§ **BRIEF**
Set down, exactly as written, the lines from the top of the data to the line that holds "[0.031, 0.016, 0.0125];", and omit the pictures.

§ **EXTRACTED INFORMATION**
## BEGIN

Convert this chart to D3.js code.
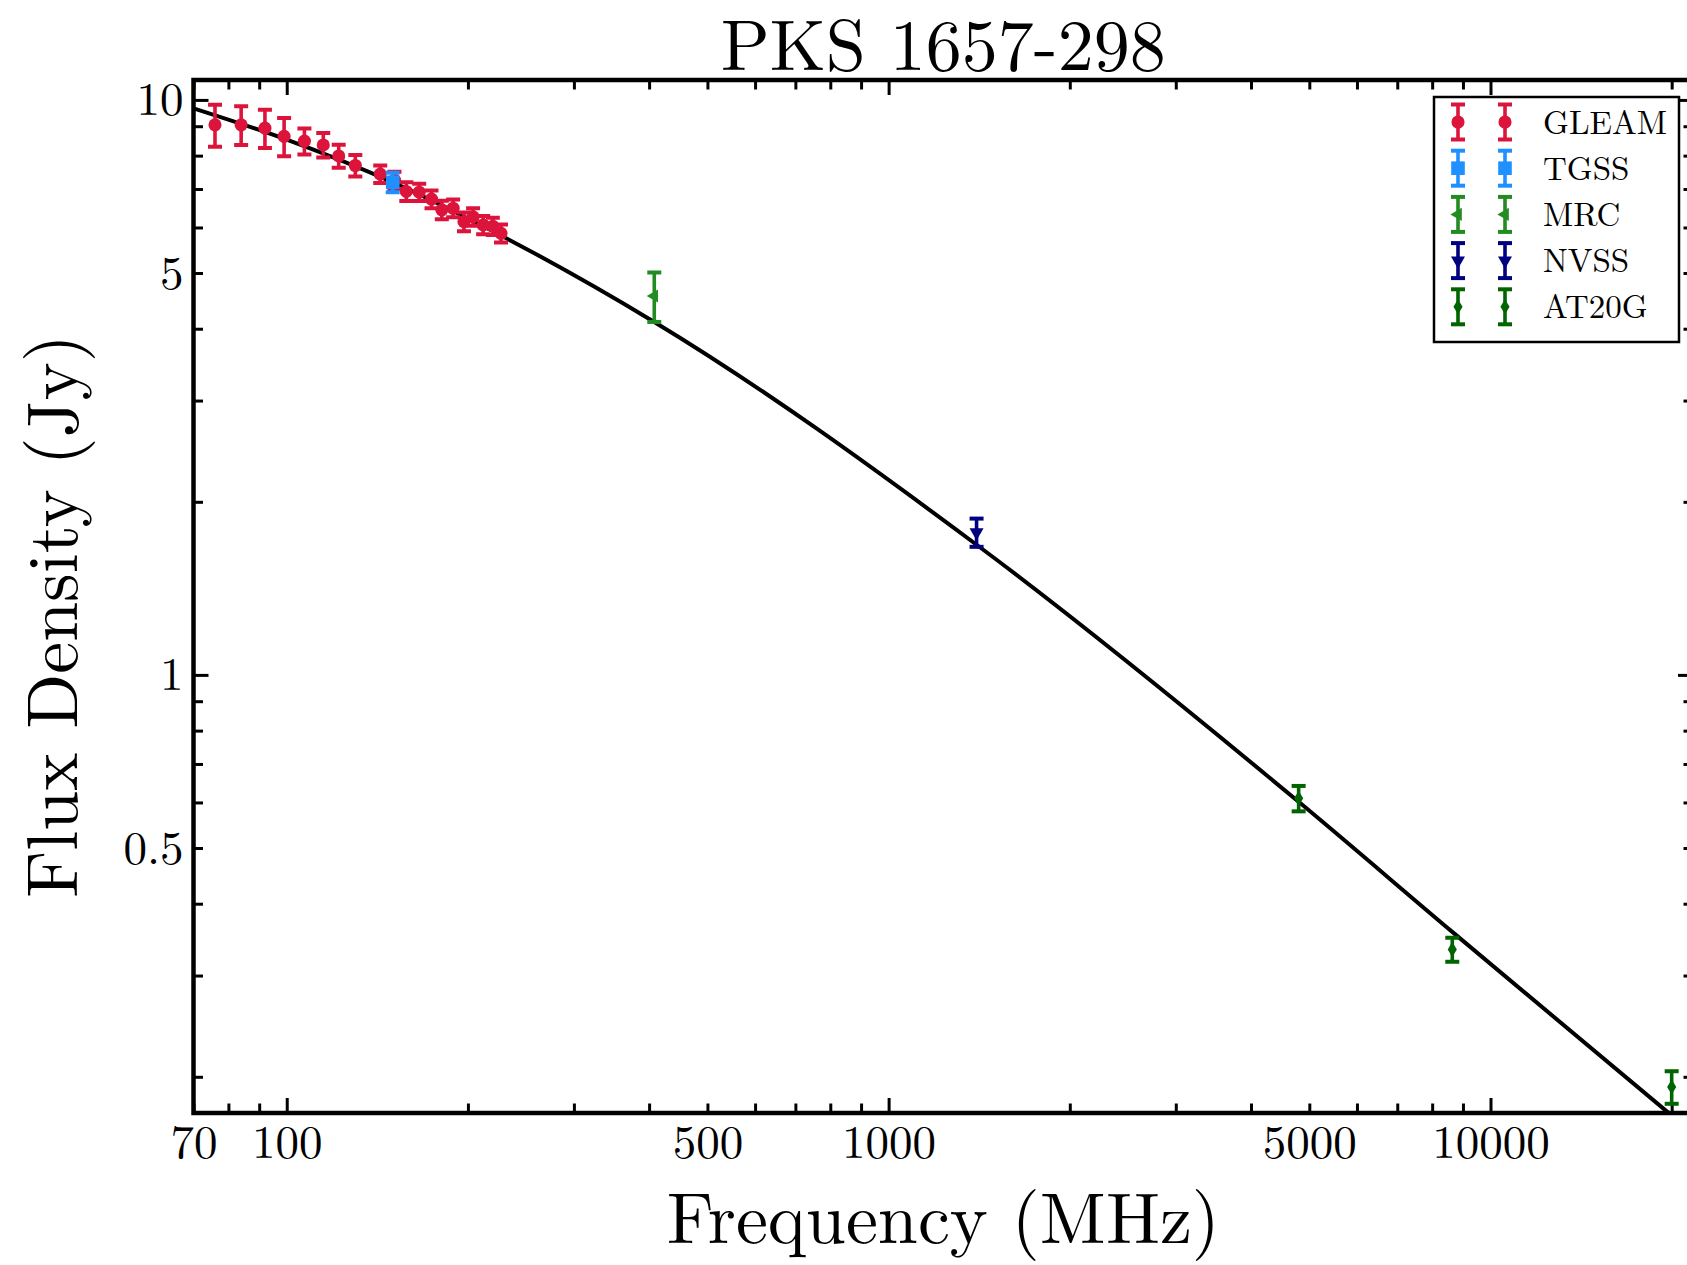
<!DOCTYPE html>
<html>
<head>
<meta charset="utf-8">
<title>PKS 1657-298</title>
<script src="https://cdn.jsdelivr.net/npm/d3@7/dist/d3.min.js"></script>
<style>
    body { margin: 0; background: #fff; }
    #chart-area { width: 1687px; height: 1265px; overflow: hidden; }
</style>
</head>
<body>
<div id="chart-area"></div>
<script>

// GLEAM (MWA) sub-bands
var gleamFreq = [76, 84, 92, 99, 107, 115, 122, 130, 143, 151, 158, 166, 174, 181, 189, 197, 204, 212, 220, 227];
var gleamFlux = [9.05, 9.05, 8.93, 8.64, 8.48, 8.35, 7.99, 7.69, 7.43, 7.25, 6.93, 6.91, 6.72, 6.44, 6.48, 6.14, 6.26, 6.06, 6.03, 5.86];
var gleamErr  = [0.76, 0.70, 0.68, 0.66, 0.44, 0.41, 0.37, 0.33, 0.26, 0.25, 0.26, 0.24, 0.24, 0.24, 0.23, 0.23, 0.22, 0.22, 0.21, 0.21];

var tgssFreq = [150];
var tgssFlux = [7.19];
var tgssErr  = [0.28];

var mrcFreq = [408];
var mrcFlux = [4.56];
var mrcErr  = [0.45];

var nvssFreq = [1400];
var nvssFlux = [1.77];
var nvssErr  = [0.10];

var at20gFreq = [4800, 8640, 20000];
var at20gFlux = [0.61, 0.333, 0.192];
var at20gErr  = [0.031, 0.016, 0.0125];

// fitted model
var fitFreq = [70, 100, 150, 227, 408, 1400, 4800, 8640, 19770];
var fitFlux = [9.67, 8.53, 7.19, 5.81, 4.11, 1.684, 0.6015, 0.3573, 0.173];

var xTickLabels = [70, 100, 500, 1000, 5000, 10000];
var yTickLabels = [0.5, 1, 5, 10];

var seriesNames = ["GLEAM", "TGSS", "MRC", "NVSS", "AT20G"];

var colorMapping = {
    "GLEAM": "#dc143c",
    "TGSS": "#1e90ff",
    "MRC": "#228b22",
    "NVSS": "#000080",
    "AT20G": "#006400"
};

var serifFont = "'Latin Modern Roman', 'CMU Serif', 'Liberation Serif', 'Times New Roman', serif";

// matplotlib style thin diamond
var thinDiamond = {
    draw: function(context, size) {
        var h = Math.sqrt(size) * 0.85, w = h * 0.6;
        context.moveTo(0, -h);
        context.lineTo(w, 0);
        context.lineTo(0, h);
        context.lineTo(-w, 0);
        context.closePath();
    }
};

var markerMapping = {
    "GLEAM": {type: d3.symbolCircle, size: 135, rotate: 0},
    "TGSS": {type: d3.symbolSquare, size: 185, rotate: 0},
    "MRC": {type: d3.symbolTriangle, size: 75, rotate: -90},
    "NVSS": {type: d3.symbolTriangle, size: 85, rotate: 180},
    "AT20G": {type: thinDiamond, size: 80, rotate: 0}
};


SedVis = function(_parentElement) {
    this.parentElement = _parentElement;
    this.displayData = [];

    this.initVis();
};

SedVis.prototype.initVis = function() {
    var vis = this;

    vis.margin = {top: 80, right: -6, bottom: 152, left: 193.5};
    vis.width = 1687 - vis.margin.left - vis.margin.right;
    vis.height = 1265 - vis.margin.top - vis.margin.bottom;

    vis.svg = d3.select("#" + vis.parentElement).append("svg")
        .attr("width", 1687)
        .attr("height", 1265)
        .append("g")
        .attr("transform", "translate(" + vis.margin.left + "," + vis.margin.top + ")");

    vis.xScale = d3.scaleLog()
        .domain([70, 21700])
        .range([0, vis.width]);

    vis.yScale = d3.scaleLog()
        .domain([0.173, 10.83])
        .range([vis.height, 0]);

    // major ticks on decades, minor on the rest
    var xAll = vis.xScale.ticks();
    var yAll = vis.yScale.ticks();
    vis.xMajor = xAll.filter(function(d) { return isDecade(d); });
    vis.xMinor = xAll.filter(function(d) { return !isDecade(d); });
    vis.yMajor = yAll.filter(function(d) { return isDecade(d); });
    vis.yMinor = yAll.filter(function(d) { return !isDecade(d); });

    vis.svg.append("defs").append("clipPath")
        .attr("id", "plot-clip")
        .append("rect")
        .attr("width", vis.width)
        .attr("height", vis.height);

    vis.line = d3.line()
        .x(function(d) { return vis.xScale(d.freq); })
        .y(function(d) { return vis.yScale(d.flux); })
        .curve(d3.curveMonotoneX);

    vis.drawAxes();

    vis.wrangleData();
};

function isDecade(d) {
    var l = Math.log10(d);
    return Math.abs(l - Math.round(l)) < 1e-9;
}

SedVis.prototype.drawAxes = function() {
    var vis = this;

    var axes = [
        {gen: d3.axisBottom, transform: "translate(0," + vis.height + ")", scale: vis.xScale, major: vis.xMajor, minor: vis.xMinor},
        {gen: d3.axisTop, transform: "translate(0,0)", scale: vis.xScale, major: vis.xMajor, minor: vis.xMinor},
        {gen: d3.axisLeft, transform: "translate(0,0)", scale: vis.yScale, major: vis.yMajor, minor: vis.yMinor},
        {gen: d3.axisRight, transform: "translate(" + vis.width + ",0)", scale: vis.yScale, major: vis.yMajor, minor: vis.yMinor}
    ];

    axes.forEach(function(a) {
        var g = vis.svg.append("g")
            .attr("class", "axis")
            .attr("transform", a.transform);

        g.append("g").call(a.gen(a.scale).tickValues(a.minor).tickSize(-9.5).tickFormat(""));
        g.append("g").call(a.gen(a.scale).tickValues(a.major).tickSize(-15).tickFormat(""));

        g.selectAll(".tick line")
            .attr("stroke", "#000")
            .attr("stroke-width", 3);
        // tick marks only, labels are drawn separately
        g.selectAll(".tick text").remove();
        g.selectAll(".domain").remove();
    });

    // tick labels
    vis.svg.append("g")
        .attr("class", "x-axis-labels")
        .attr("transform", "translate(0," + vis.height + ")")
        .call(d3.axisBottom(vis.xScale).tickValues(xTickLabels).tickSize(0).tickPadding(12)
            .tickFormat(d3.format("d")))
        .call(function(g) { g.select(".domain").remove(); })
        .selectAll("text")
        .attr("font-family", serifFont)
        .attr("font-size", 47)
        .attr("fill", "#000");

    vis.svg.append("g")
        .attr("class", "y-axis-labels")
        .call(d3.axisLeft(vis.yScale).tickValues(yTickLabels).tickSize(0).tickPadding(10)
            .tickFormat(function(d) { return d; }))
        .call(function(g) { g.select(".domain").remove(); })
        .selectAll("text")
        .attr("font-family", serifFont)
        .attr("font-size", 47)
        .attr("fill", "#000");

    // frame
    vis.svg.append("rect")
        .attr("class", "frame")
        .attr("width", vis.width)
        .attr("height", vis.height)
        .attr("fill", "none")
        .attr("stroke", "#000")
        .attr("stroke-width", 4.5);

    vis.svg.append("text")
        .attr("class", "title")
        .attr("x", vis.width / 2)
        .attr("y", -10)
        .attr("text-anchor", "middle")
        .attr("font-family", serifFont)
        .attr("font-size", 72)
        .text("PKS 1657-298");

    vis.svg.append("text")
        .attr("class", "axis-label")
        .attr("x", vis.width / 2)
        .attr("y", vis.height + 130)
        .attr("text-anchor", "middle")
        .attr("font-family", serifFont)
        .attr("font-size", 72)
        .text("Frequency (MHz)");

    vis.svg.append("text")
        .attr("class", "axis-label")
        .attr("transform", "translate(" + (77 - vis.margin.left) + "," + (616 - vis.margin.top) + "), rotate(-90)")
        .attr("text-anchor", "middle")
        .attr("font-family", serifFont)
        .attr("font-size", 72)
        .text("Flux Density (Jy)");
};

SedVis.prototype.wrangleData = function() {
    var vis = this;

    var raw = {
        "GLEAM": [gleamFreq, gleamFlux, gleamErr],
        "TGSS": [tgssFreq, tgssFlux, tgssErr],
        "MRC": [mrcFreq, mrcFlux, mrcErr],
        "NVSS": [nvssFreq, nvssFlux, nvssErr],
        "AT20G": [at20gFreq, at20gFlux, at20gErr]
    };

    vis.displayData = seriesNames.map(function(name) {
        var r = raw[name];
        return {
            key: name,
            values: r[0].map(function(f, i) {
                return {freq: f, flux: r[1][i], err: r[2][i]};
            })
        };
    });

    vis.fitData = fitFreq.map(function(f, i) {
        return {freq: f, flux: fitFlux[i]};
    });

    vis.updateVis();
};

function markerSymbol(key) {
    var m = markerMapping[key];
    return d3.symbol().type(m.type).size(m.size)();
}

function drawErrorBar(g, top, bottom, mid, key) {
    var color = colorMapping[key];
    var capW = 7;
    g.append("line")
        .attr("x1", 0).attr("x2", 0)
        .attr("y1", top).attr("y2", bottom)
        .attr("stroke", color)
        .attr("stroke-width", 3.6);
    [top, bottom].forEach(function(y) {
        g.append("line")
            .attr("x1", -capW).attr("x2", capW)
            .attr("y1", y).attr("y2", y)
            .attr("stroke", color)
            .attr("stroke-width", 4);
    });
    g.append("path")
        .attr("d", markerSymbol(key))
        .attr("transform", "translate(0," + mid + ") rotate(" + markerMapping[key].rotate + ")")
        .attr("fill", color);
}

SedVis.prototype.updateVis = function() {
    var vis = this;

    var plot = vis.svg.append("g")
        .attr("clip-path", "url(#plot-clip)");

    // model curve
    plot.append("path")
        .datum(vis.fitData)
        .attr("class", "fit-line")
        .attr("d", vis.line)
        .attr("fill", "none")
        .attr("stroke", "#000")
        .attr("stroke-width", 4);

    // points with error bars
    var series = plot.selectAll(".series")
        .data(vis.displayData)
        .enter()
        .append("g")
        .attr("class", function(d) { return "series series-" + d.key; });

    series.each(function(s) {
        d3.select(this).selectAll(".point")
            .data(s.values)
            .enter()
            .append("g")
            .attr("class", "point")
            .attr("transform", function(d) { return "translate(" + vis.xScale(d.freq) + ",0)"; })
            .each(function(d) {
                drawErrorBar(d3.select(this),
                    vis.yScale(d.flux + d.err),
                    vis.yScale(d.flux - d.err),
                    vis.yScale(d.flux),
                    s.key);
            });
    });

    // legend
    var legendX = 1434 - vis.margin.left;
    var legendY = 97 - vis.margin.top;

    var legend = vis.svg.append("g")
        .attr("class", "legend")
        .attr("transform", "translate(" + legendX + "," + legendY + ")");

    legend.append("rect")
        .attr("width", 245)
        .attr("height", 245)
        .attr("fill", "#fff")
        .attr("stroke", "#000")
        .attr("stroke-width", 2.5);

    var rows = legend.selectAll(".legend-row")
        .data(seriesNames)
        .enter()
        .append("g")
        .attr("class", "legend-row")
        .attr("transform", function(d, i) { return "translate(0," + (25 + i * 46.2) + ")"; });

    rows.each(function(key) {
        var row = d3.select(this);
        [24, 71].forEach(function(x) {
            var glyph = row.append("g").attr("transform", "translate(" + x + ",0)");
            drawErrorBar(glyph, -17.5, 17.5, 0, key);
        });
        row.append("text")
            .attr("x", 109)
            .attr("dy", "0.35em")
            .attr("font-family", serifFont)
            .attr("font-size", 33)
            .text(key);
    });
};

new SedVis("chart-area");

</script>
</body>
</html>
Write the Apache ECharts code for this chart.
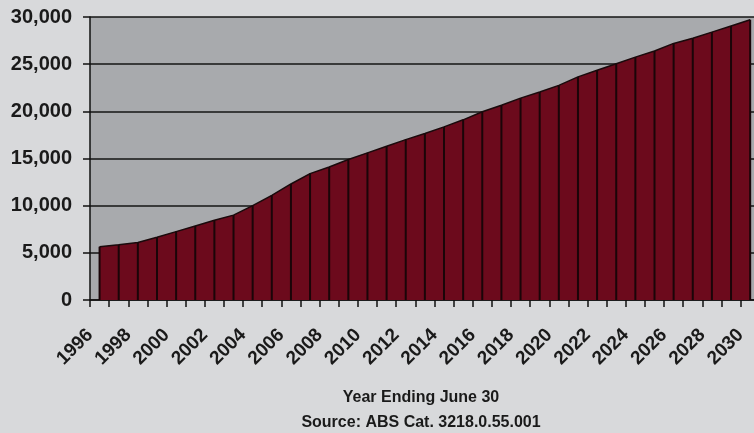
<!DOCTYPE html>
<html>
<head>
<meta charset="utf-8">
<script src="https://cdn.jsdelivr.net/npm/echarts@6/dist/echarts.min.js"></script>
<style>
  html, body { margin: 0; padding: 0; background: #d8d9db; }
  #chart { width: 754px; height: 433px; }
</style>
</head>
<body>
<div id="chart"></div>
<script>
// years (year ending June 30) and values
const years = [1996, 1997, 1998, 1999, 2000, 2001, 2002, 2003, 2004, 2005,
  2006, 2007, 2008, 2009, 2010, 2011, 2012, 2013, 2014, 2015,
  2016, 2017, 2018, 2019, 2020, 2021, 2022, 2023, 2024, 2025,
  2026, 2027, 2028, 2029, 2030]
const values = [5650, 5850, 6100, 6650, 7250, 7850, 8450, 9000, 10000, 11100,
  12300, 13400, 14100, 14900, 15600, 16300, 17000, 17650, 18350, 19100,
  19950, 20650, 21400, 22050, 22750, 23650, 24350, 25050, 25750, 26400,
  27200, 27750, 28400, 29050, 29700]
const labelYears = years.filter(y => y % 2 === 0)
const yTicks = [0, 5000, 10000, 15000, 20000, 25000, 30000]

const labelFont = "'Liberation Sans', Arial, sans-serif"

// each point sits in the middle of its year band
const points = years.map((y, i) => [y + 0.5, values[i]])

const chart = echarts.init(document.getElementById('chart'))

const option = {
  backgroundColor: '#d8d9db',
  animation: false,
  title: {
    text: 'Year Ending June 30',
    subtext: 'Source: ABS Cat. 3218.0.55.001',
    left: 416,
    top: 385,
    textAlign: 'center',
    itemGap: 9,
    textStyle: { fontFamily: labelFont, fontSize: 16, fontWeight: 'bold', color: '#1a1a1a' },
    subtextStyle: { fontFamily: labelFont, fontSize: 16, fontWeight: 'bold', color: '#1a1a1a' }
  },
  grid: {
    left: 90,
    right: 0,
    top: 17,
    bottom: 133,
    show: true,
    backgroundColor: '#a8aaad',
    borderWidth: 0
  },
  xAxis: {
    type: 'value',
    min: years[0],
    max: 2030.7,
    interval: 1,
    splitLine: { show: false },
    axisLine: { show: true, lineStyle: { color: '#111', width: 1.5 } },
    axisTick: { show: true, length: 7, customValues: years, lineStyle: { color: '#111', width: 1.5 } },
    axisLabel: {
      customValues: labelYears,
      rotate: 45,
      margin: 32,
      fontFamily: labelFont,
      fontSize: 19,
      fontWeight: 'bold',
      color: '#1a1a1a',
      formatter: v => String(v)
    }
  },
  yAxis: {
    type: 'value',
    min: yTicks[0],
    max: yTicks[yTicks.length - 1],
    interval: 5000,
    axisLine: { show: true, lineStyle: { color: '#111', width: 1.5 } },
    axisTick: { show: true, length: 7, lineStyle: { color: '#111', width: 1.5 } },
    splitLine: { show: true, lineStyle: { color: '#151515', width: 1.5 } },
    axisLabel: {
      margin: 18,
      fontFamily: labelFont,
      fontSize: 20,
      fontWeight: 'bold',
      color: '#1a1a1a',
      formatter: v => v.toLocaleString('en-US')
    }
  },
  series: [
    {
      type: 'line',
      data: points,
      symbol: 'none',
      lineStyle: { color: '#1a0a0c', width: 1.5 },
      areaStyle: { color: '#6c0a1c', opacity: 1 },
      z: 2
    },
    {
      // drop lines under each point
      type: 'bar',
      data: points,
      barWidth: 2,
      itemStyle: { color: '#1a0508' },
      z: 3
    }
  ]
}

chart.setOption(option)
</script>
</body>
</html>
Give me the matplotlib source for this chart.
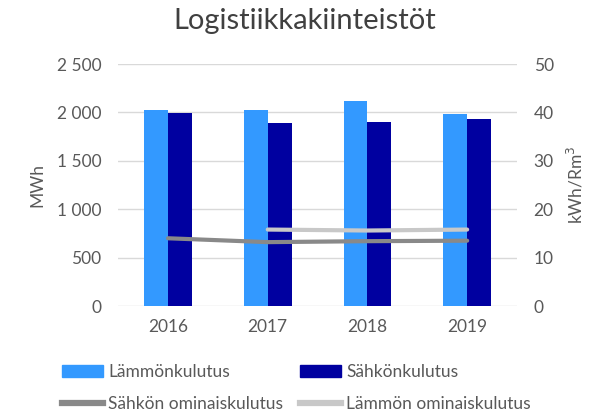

## END

§ **OUTPUT OF THE EXERCISE**
Convert this chart to D3.js code.
<!DOCTYPE html>
<html>
<head>
<meta charset="utf-8">
<title>PKS 1657-298</title>
<script src="https://cdn.jsdelivr.net/npm/d3@7/dist/d3.min.js"></script>
<style>
    body { margin: 0; background: #fff; }
    #chart-area { width: 1687px; height: 1265px; overflow: hidden; }
</style>
</head>
<body>
<div id="chart-area"></div>
<script>

// GLEAM (MWA) sub-bands
var gleamFreq = [76, 84, 92, 99, 107, 115, 122, 130, 143, 151, 158, 166, 174, 181, 189, 197, 204, 212, 220, 227];
var gleamFlux = [9.05, 9.05, 8.93, 8.64, 8.48, 8.35, 7.99, 7.69, 7.43, 7.25, 6.93, 6.91, 6.72, 6.44, 6.48, 6.14, 6.26, 6.06, 6.03, 5.86];
var gleamErr  = [0.76, 0.70, 0.68, 0.66, 0.44, 0.41, 0.37, 0.33, 0.26, 0.25, 0.26, 0.24, 0.24, 0.24, 0.23, 0.23, 0.22, 0.22, 0.21, 0.21];

var tgssFreq = [150];
var tgssFlux = [7.19];
var tgssErr  = [0.28];

var mrcFreq = [408];
var mrcFlux = [4.56];
var mrcErr  = [0.45];

var nvssFreq = [1400];
var nvssFlux = [1.77];
var nvssErr  = [0.10];

var at20gFreq = [4800, 8640, 20000];
var at20gFlux = [0.61, 0.333, 0.192];
var at20gErr  = [0.031, 0.016, 0.0125];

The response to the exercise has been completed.